▽

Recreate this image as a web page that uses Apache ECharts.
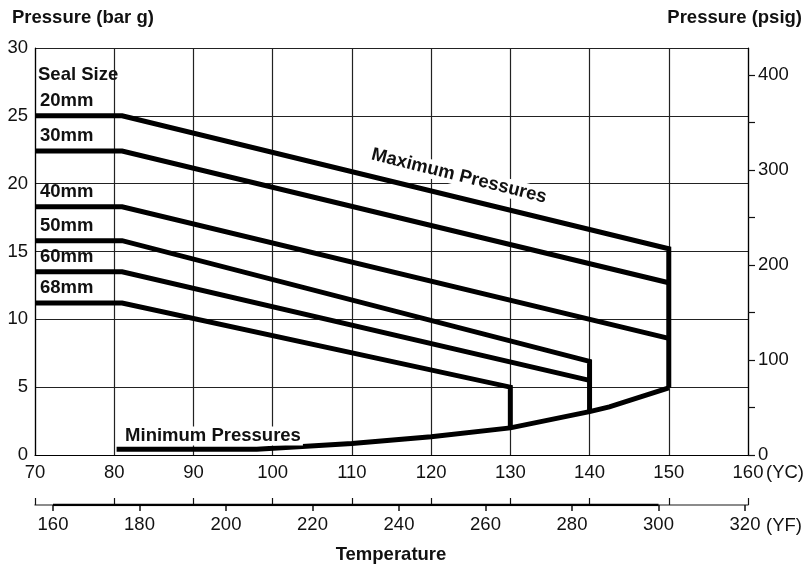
<!DOCTYPE html>
<html>
<head>
<meta charset="utf-8">
<script src="https://cdn.jsdelivr.net/npm/echarts@6/dist/echarts.min.js"></script>
<style>
html,body{margin:0;padding:0;background:#fff;}
#main{width:804px;height:568px;}
</style>
</head>
<body>
<div id="main"></div>
<script>
// ---- data ----
const tempC_ticks = [70, 80, 90, 100, 110, 120, 130, 140, 150, 160];
const tempF_ticks = [160, 180, 200, 220, 240, 260, 280, 300, 320];
const fBoldSegment = [160, 300];
const psigTicks = [0, 50, 100, 150, 200, 250, 300, 350, 400];
const psigLabels = [0, 100, 200, 300, 400];

const seal20mm = [[70, 25.0], [81, 25.0], [150, 15.2], [150, 4.95]];
const seal30mm = [[70, 22.4], [81, 22.4], [150, 12.7]];
const seal40mm = [[70, 18.3], [81, 18.3], [150, 8.6]];
const seal50mm = [[70, 15.8], [81, 15.8], [140, 6.9], [140, 3.2]];
const seal60mm = [[70, 13.5], [81, 13.5], [140, 5.5]];
const seal68mm = [[70, 11.2], [81, 11.2], [130, 5.0], [130, 2.0]];
const minimumPressure = [[80.3, 0.42], [98, 0.42], [110, 0.85], [120, 1.35], [130, 2.0], [140, 3.2], [142.5, 3.55], [150, 4.95]];

const sealNames = ['20mm', '30mm', '40mm', '50mm', '60mm', '68mm'];
const sealSeries = [seal20mm, seal30mm, seal40mm, seal50mm, seal60mm, seal68mm];

// ---- styling ----
const FONT = "'Liberation Sans',Arial,Helvetica,sans-serif";
const lineCol = '#222';

const chart = echarts.init(document.getElementById('main'), null, {renderer: 'canvas'});

const series = sealSeries.map((d, i) => ({
  name: sealNames[i], type: 'line', xAxisIndex: 0, yAxisIndex: 0,
  data: d, showSymbol: false, symbol: 'none', silent: true, z: 5,
  lineStyle: {color: '#000', width: 5, join: 'miter', cap: 'butt'}
}));
series.push({
  name: 'Minimum', type: 'line', xAxisIndex: 0, yAxisIndex: 0,
  data: minimumPressure, showSymbol: false, symbol: 'none', silent: true, z: 5,
  lineStyle: {color: '#000', width: 5, join: 'miter', cap: 'butt'}
});
series.push({
  name: 'Fseg', type: 'line', xAxisIndex: 2, yAxisIndex: 2,
  data: fBoldSegment.map(v => [v, 0]), showSymbol: false, symbol: 'none', silent: true, z: 5,
  lineStyle: {color: '#000', width: 2.5}
});

const option = {
  animation: false,
  backgroundColor: '#fff',
  grid: [
    {left: 35, right: 56, top: 48, bottom: 113, containLabel: false},
    {left: 35, right: 56, top: 504, height: 1, containLabel: false}
  ],
  xAxis: [
    {
      gridIndex: 0, type: 'value', position: 'bottom', min: 70, max: 160, interval: 10,
      axisLine: {show: true, lineStyle: {color: '#000', width: 1.2}},
      axisTick: {show: false},
      splitLine: {show: true, lineStyle: {color: lineCol, width: 1.2}},
      axisLabel: {show: true, margin: 8, color: '#111', fontFamily: FONT, fontSize: 18.5,
        showMinLabel: true, showMaxLabel: true}
    },
    {
      gridIndex: 1, type: 'value', position: 'top', min: 70, max: 160, interval: 10,
      axisLine: {show: true, lineStyle: {color: '#666', width: 1.5}},
      axisTick: {show: true, inside: false, length: 7, lineStyle: {color: '#111', width: 1.2}},
      splitLine: {show: false},
      axisLabel: {show: false}
    },
    {
      gridIndex: 1, type: 'value', position: 'bottom', min: 155.84, max: 320.69,
      axisLine: {show: false},
      axisTick: {show: true, inside: false, length: 6, customValues: tempF_ticks, lineStyle: {color: '#111', width: 1.5}},
      splitLine: {show: false},
      axisLabel: {show: true, margin: 10, color: '#111', fontFamily: FONT, fontSize: 18.5, customValues: tempF_ticks}
    }
  ],
  yAxis: [
    {
      gridIndex: 0, type: 'value', position: 'left', min: 0, max: 30, interval: 5,
      axisLine: {show: true, lineStyle: {color: '#000', width: 1.2}},
      axisTick: {show: false},
      splitLine: {show: true, lineStyle: {color: lineCol, width: 1.2}},
      axisLabel: {show: true, margin: 7, color: '#111', fontFamily: FONT, fontSize: 18.5}
    },
    {
      gridIndex: 0, type: 'value', position: 'right', min: 0, max: 428.4,
      axisLine: {show: true, lineStyle: {color: '#000', width: 1.2}},
      axisTick: {show: true, inside: false, length: 7, customValues: psigTicks, lineStyle: {color: '#111', width: 1.2}},
      splitLine: {show: false},
      axisLabel: {show: true, margin: 10, color: '#111', fontFamily: FONT, fontSize: 18.5, customValues: psigLabels}
    },
    {
      gridIndex: 1, type: 'value', min: 0, max: 1, show: false
    }
  ],
  series: series
};
chart.setOption(option);

// ---- text annotations ----
const boldFont = (size) => 'bold ' + size + 'px ' + FONT;
const graphics = [
  {type: 'text', x: 12, y: 18, style: {text: 'Pressure (bar g)', font: boldFont(18.5), fill: '#111', align: 'left', verticalAlign: 'middle'}},
  {type: 'text', x: 802, y: 18, style: {text: 'Pressure (psig)', font: boldFont(18.5), fill: '#111', align: 'right', verticalAlign: 'middle'}},
  {type: 'text', x: 391, y: 555, style: {text: 'Temperature', font: boldFont(18.5), fill: '#111', align: 'center', verticalAlign: 'middle'}},
  {type: 'text', x: 766, y: 473, style: {text: '(ΥC)', font: '18.5px ' + FONT, fill: '#111', align: 'left', verticalAlign: 'middle'}},
  {type: 'text', x: 766, y: 526, style: {text: '(ΥF)', font: '18.5px ' + FONT, fill: '#111', align: 'left', verticalAlign: 'middle'}},
  {type: 'text', x: 38, y: 75, z: 10, style: {text: 'Seal Size', font: boldFont(18.5), fill: '#111', align: 'left', verticalAlign: 'middle'}},
  {type: 'text', x: 459, y: 176, rotation: -14 * Math.PI / 180, z: 10,
    style: {text: 'Maximum Pressures', font: boldFont(18.5), fill: '#111', align: 'center', verticalAlign: 'middle', backgroundColor: '#fff', padding: [0, 2]}},
  {type: 'text', x: 213, y: 436, z: 10,
    style: {text: 'Minimum Pressures', font: boldFont(18.5), fill: '#111', align: 'center', verticalAlign: 'middle', backgroundColor: '#fff', padding: [0, 2]}}
];
sealSeries.forEach((d, i) => {
  const p = chart.convertToPixel({gridIndex: 0}, d[0]);
  graphics.push({type: 'text', x: p[0] + 5, y: p[1] - 15, z: 10,
    style: {text: sealNames[i], font: boldFont(18.5), fill: '#111', align: 'left', verticalAlign: 'middle'}});
});
chart.setOption({graphic: graphics});
</script>
</body>
</html>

△

BRIEF » Repeat the listing above exactly, with no pictures.

ANSWER TO THE EXERCISE »
Recreate this image as a web page that uses Apache ECharts.
<!DOCTYPE html>
<html>
<head>
<meta charset="utf-8">
<script src="https://cdn.jsdelivr.net/npm/echarts@6/dist/echarts.min.js"></script>
<style>
html,body{margin:0;padding:0;background:#fff;}
#main{width:804px;height:568px;}
</style>
</head>
<body>
<div id="main"></div>
<script>
// ---- data ----
const tempC_ticks = [70, 80, 90, 100, 110, 120, 130, 140, 150, 160];
const tempF_ticks = [160, 180, 200, 220, 240, 260, 280, 300, 320];
const fBoldSegment = [160, 300];
const psigTicks = [0, 50, 100, 150, 200, 250, 300, 350, 400];
const psigLabels = [0, 100, 200, 300, 400];

const seal20mm = [[70, 25.0], [81, 25.0], [150, 15.2], [150, 4.95]];
const seal30mm = [[70, 22.4], [81, 22.4], [150, 12.7]];
const seal40mm = [[70, 18.3], [81, 18.3], [150, 8.6]];
const seal50mm = [[70, 15.8], [81, 15.8], [140, 6.9], [140, 3.2]];
const seal60mm = [[70, 13.5], [81, 13.5], [140, 5.5]];
const seal68mm = [[70, 11.2], [81, 11.2], [130, 5.0], [130, 2.0]];
const minimumPressure = [[80.3, 0.42], [98, 0.42], [110, 0.85], [120, 1.35], [130, 2.0], [140, 3.2], [142.5, 3.55], [150, 4.95]];

const sealNames = ['20mm', '30mm', '40mm', '50mm', '60mm', '68mm'];
const sealSeries = [seal20mm, seal30mm, seal40mm, seal50mm, seal60mm, seal68mm];

// ---- styling ----
const FONT = "'Liberation Sans',Arial,Helvetica,sans-serif";
const lineCol = '#222';

const chart = echarts.init(document.getElementById('main'), null, {renderer: 'canvas'});

const series = sealSeries.map((d, i) => ({
  name: sealNames[i], type: 'line', xAxisIndex: 0, yAxisIndex: 0,
  data: d, showSymbol: false, symbol: 'none', silent: true, z: 5,
  lineStyle: {color: '#000', width: 5, join: 'miter', cap: 'butt'}
}));
series.push({
  name: 'Minimum', type: 'line', xAxisIndex: 0, yAxisIndex: 0,
  data: minimumPressure, showSymbol: false, symbol: 'none', silent: true, z: 5,
  lineStyle: {color: '#000', width: 5, join: 'miter', cap: 'butt'}
});
series.push({
  name: 'Fseg', type: 'line', xAxisIndex: 2, yAxisIndex: 2,
  data: fBoldSegment.map(v => [v, 0]), showSymbol: false, symbol: 'none', silent: true, z: 5,
  lineStyle: {color: '#000', width: 2.5}
});

const option = {
  animation: false,
  backgroundColor: '#fff',
  grid: [
    {left: 35, right: 56, top: 48, bottom: 113, containLabel: false},
    {left: 35, right: 56, top: 504, height: 1, containLabel: false}
  ],
  xAxis: [
    {
      gridIndex: 0, type: 'value', position: 'bottom', min: 70, max: 160, interval: 10,
      axisLine: {show: true, lineStyle: {color: '#000', width: 1.2}},
      axisTick: {show: false},
      splitLine: {show: true, lineStyle: {color: lineCol, width: 1.2}},
      axisLabel: {show: true, margin: 8, color: '#111', fontFamily: FONT, fontSize: 18.5,
        showMinLabel: true, showMaxLabel: true}
    },
    {
      gridIndex: 1, type: 'value', position: 'top', min: 70, max: 160, interval: 10,
      axisLine: {show: true, lineStyle: {color: '#666', width: 1.5}},
      axisTick: {show: true, inside: false, length: 7, lineStyle: {color: '#111', width: 1.2}},
      splitLine: {show: false},
      axisLabel: {show: false}
    },
    {
      gridIndex: 1, type: 'value', position: 'bottom', min: 155.84, max: 320.69,
      axisLine: {show: false},
      axisTick: {show: true, inside: false, length: 6, customValues: tempF_ticks, lineStyle: {color: '#111', width: 1.5}},
      splitLine: {show: false},
      axisLabel: {show: true, margin: 10, color: '#111', fontFamily: FONT, fontSize: 18.5, customValues: tempF_ticks}
    }
  ],
  yAxis: [
    {
      gridIndex: 0, type: 'value', position: 'left', min: 0, max: 30, interval: 5,
      axisLine: {show: true, lineStyle: {color: '#000', width: 1.2}},
      axisTick: {show: false},
      splitLine: {show: true, lineStyle: {color: lineCol, width: 1.2}},
      axisLabel: {show: true, margin: 7, color: '#111', fontFamily: FONT, fontSize: 18.5}
    },
    {
      gridIndex: 0, type: 'value', position: 'right', min: 0, max: 428.4,
      axisLine: {show: true, lineStyle: {color: '#000', width: 1.2}},
      axisTick: {show: true, inside: false, length: 7, customValues: psigTicks, lineStyle: {color: '#111', width: 1.2}},
      splitLine: {show: false},
      axisLabel: {show: true, margin: 10, color: '#111', fontFamily: FONT, fontSize: 18.5, customValues: psigLabels}
    },
    {
      gridIndex: 1, type: 'value', min: 0, max: 1, show: false
    }
  ],
  series: series
};
chart.setOption(option);

// ---- text annotations ----
const boldFont = (size) => 'bold ' + size + 'px ' + FONT;
const graphics = [
  {type: 'text', x: 12, y: 18, style: {text: 'Pressure (bar g)', font: boldFont(18.5), fill: '#111', align: 'left', verticalAlign: 'middle'}},
  {type: 'text', x: 802, y: 18, style: {text: 'Pressure (psig)', font: boldFont(18.5), fill: '#111', align: 'right', verticalAlign: 'middle'}},
  {type: 'text', x: 391, y: 555, style: {text: 'Temperature', font: boldFont(18.5), fill: '#111', align: 'center', verticalAlign: 'middle'}},
  {type: 'text', x: 766, y: 473, style: {text: '(ΥC)', font: '18.5px ' + FONT, fill: '#111', align: 'left', verticalAlign: 'middle'}},
  {type: 'text', x: 766, y: 526, style: {text: '(ΥF)', font: '18.5px ' + FONT, fill: '#111', align: 'left', verticalAlign: 'middle'}},
  {type: 'text', x: 38, y: 75, z: 10, style: {text: 'Seal Size', font: boldFont(18.5), fill: '#111', align: 'left', verticalAlign: 'middle'}},
  {type: 'text', x: 459, y: 176, rotation: -14 * Math.PI / 180, z: 10,
    style: {text: 'Maximum Pressures', font: boldFont(18.5), fill: '#111', align: 'center', verticalAlign: 'middle', backgroundColor: '#fff', padding: [0, 2]}},
  {type: 'text', x: 213, y: 436, z: 10,
    style: {text: 'Minimum Pressures', font: boldFont(18.5), fill: '#111', align: 'center', verticalAlign: 'middle', backgroundColor: '#fff', padding: [0, 2]}}
];
sealSeries.forEach((d, i) => {
  const p = chart.convertToPixel({gridIndex: 0}, d[0]);
  graphics.push({type: 'text', x: p[0] + 5, y: p[1] - 15, z: 10,
    style: {text: sealNames[i], font: boldFont(18.5), fill: '#111', align: 'left', verticalAlign: 'middle'}});
});
chart.setOption({graphic: graphics});
</script>
</body>
</html>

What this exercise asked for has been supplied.